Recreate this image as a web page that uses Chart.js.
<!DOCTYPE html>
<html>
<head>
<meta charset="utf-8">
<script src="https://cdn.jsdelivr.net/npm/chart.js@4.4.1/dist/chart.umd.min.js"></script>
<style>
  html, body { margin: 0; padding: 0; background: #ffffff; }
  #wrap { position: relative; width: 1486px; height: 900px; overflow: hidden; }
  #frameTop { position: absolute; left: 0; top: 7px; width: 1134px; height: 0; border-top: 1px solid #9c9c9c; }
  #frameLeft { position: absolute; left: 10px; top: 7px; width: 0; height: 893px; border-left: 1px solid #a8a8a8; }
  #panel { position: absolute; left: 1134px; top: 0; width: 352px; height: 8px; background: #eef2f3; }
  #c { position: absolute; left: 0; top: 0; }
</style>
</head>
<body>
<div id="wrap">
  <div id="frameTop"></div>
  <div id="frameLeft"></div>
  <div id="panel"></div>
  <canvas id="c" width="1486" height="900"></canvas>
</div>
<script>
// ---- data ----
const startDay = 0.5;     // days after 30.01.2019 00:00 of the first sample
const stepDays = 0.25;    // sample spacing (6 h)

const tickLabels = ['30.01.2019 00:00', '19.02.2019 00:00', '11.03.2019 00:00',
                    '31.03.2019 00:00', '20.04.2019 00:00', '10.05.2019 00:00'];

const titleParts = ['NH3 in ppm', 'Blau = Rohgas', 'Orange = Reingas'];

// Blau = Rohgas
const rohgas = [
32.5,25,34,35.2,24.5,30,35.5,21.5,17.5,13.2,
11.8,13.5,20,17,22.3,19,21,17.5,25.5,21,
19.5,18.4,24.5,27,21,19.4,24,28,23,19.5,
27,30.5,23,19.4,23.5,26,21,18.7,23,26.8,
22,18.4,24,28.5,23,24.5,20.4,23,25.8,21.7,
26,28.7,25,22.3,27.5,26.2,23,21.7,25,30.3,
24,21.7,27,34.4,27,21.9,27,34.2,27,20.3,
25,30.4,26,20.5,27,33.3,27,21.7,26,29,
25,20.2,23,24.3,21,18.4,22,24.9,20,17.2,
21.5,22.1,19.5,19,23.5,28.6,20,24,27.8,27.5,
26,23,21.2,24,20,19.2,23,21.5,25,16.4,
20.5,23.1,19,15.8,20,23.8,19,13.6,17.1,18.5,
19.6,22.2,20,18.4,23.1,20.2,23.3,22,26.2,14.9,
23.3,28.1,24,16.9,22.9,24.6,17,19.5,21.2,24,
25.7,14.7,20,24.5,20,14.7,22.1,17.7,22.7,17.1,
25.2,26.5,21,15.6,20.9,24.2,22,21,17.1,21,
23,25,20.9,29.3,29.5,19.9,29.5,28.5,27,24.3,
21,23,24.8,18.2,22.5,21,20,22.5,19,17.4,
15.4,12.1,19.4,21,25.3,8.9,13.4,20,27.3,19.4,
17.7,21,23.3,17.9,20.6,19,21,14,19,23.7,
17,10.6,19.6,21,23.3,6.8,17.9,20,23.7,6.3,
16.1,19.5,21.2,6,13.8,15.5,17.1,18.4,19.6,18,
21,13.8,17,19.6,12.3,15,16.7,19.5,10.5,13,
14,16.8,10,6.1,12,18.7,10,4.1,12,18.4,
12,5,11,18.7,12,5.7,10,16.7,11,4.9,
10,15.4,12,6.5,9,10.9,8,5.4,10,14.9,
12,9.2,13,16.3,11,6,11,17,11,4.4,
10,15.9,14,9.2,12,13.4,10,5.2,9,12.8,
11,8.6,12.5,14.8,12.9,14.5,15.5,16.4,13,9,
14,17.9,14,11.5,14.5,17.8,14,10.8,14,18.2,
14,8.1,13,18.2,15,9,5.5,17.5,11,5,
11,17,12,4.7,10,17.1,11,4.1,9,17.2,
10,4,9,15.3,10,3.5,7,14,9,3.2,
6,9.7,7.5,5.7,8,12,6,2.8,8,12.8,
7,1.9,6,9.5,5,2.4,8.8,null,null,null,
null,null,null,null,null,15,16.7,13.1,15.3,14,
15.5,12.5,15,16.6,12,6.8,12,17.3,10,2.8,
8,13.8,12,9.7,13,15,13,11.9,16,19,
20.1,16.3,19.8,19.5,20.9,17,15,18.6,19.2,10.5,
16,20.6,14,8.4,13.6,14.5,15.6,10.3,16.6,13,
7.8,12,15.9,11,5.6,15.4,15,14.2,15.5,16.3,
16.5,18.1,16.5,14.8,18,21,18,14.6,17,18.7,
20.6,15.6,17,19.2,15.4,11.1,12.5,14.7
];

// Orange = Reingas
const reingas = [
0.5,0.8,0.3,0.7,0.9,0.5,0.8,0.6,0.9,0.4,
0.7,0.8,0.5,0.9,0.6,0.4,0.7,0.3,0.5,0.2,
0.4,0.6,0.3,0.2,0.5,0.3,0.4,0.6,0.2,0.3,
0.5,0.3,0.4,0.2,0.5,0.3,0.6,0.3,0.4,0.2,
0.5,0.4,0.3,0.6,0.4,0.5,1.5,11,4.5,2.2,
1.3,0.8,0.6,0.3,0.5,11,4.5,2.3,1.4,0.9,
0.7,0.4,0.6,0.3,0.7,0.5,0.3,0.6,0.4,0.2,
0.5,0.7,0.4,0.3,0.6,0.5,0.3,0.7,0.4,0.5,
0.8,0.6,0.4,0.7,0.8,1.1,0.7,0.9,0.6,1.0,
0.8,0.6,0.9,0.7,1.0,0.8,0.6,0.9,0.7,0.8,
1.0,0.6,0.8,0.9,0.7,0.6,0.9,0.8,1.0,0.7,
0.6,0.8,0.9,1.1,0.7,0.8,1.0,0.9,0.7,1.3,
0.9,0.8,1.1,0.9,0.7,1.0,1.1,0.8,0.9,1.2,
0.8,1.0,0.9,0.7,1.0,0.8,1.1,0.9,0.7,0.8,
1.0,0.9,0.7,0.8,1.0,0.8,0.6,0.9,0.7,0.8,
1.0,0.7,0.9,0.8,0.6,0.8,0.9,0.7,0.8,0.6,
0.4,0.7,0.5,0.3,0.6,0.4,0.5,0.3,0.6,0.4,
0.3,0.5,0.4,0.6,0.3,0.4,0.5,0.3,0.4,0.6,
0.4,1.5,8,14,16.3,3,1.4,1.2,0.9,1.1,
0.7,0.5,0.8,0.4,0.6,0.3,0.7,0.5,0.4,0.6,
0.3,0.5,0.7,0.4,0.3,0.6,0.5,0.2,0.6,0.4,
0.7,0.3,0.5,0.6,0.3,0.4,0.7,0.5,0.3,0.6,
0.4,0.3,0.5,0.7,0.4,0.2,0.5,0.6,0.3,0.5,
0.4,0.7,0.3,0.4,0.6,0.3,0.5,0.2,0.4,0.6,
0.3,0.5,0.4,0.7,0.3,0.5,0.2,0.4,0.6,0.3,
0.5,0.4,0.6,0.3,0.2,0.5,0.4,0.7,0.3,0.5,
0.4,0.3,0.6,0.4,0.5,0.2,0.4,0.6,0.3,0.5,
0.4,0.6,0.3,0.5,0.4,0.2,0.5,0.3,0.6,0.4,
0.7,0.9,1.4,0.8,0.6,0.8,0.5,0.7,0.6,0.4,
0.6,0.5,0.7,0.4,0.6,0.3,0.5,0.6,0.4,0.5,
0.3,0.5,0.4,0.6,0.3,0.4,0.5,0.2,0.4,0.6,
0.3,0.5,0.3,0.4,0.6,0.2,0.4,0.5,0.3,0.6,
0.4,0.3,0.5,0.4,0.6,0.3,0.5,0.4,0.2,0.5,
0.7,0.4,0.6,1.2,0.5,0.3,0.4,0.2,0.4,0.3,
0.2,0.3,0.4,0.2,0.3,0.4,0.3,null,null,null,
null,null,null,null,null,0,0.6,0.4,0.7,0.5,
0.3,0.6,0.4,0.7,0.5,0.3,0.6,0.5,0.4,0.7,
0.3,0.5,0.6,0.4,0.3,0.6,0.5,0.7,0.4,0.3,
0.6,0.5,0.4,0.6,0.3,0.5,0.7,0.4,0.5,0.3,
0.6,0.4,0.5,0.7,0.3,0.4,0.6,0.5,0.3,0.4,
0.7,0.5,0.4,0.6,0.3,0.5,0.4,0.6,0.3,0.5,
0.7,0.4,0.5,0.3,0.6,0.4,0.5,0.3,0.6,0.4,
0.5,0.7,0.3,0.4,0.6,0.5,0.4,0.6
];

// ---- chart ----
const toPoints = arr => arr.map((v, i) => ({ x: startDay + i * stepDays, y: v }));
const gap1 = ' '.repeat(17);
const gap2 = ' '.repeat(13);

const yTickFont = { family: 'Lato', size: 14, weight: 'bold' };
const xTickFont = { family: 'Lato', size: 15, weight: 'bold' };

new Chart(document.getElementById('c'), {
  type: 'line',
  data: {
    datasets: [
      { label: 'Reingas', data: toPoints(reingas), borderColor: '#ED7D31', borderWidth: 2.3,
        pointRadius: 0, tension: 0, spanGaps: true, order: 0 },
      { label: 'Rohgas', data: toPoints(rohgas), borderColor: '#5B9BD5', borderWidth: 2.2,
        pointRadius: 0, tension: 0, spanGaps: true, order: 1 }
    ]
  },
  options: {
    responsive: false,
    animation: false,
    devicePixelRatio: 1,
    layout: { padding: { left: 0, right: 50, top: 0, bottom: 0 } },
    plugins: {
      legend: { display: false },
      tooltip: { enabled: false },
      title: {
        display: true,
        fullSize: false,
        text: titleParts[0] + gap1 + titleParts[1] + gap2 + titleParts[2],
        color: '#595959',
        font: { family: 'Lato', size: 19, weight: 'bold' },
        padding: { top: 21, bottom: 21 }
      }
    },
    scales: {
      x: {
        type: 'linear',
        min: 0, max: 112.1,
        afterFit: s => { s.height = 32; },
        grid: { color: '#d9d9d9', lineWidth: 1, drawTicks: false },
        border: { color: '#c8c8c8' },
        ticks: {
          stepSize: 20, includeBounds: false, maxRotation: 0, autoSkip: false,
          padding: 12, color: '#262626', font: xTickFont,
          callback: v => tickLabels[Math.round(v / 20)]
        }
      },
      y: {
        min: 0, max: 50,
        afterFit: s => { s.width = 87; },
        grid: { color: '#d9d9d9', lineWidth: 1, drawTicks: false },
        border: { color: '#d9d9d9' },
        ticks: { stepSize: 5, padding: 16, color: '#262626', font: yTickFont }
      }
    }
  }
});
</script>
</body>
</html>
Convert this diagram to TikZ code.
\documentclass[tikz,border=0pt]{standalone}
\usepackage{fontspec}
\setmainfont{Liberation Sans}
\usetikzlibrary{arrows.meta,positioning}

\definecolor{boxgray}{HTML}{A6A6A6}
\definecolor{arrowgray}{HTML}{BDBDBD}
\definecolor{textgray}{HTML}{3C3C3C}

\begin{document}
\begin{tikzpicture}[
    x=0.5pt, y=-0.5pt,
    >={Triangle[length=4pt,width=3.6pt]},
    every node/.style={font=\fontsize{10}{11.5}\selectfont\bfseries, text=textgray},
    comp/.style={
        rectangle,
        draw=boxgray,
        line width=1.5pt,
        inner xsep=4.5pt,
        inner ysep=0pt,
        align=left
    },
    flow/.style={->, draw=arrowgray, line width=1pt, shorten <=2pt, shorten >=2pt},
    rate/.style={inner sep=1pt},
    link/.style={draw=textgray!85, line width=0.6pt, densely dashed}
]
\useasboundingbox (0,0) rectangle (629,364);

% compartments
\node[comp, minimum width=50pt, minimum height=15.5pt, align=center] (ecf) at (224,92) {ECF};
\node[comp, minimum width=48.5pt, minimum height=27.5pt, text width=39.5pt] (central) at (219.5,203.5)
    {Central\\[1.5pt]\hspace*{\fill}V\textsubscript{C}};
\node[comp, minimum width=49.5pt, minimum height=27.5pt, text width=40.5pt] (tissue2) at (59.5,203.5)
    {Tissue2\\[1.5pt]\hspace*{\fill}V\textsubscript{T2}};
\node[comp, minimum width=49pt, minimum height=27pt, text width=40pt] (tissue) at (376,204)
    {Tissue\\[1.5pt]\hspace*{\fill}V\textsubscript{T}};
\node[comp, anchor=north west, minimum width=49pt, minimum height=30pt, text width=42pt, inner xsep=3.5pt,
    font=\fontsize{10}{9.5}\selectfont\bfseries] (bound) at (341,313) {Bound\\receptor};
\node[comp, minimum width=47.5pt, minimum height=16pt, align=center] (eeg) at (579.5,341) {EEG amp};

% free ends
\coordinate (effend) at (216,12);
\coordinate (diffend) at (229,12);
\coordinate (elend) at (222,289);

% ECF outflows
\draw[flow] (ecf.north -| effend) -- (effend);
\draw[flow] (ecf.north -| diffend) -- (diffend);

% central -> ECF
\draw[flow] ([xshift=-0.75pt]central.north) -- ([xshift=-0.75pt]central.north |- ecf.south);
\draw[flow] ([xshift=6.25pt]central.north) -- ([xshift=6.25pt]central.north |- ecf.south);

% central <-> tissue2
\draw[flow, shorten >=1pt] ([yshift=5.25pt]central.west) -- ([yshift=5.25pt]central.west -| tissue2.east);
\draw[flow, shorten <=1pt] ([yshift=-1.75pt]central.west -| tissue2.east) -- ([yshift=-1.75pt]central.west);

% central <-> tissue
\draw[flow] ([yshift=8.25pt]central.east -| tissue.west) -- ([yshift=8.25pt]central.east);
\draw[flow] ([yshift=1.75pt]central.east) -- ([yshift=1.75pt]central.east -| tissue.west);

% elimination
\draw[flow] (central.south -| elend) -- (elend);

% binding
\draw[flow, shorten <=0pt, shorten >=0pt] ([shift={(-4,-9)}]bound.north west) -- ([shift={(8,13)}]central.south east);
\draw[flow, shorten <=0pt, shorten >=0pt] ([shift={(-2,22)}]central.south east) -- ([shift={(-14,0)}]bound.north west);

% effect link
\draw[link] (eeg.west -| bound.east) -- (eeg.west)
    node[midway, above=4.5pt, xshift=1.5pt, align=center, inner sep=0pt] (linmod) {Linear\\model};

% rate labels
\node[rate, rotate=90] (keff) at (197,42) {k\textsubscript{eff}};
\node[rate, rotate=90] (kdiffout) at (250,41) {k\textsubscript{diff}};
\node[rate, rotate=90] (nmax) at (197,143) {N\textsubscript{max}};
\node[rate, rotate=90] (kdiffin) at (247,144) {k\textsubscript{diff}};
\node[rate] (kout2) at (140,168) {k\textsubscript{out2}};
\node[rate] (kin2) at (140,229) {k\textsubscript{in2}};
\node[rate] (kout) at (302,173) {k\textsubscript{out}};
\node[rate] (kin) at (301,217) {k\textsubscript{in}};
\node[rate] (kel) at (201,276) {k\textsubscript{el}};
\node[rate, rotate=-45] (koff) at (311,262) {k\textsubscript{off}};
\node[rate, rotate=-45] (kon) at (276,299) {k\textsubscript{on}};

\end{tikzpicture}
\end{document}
_ _ _ _ _
Short task: Using the entries above, extract exactly the span from the line with "Convert this diagram to TikZ code." to the line with "(elend) at (222,289);", both lines included; leave out everything else.

Complete output:
Convert this diagram to TikZ code.
\documentclass[tikz,border=0pt]{standalone}
\usepackage{fontspec}
\setmainfont{Liberation Sans}
\usetikzlibrary{arrows.meta,positioning}

\definecolor{boxgray}{HTML}{A6A6A6}
\definecolor{arrowgray}{HTML}{BDBDBD}
\definecolor{textgray}{HTML}{3C3C3C}

\begin{document}
\begin{tikzpicture}[
    x=0.5pt, y=-0.5pt,
    >={Triangle[length=4pt,width=3.6pt]},
    every node/.style={font=\fontsize{10}{11.5}\selectfont\bfseries, text=textgray},
    comp/.style={
        rectangle,
        draw=boxgray,
        line width=1.5pt,
        inner xsep=4.5pt,
        inner ysep=0pt,
        align=left
    },
    flow/.style={->, draw=arrowgray, line width=1pt, shorten <=2pt, shorten >=2pt},
    rate/.style={inner sep=1pt},
    link/.style={draw=textgray!85, line width=0.6pt, densely dashed}
]
\useasboundingbox (0,0) rectangle (629,364);

% compartments
\node[comp, minimum width=50pt, minimum height=15.5pt, align=center] (ecf) at (224,92) {ECF};
\node[comp, minimum width=48.5pt, minimum height=27.5pt, text width=39.5pt] (central) at (219.5,203.5)
    {Central\\[1.5pt]\hspace*{\fill}V\textsubscript{C}};
\node[comp, minimum width=49.5pt, minimum height=27.5pt, text width=40.5pt] (tissue2) at (59.5,203.5)
    {Tissue2\\[1.5pt]\hspace*{\fill}V\textsubscript{T2}};
\node[comp, minimum width=49pt, minimum height=27pt, text width=40pt] (tissue) at (376,204)
    {Tissue\\[1.5pt]\hspace*{\fill}V\textsubscript{T}};
\node[comp, anchor=north west, minimum width=49pt, minimum height=30pt, text width=42pt, inner xsep=3.5pt,
    font=\fontsize{10}{9.5}\selectfont\bfseries] (bound) at (341,313) {Bound\\receptor};
\node[comp, minimum width=47.5pt, minimum height=16pt, align=center] (eeg) at (579.5,341) {EEG amp};

% free ends
\coordinate (effend) at (216,12);
\coordinate (diffend) at (229,12);
\coordinate (elend) at (222,289);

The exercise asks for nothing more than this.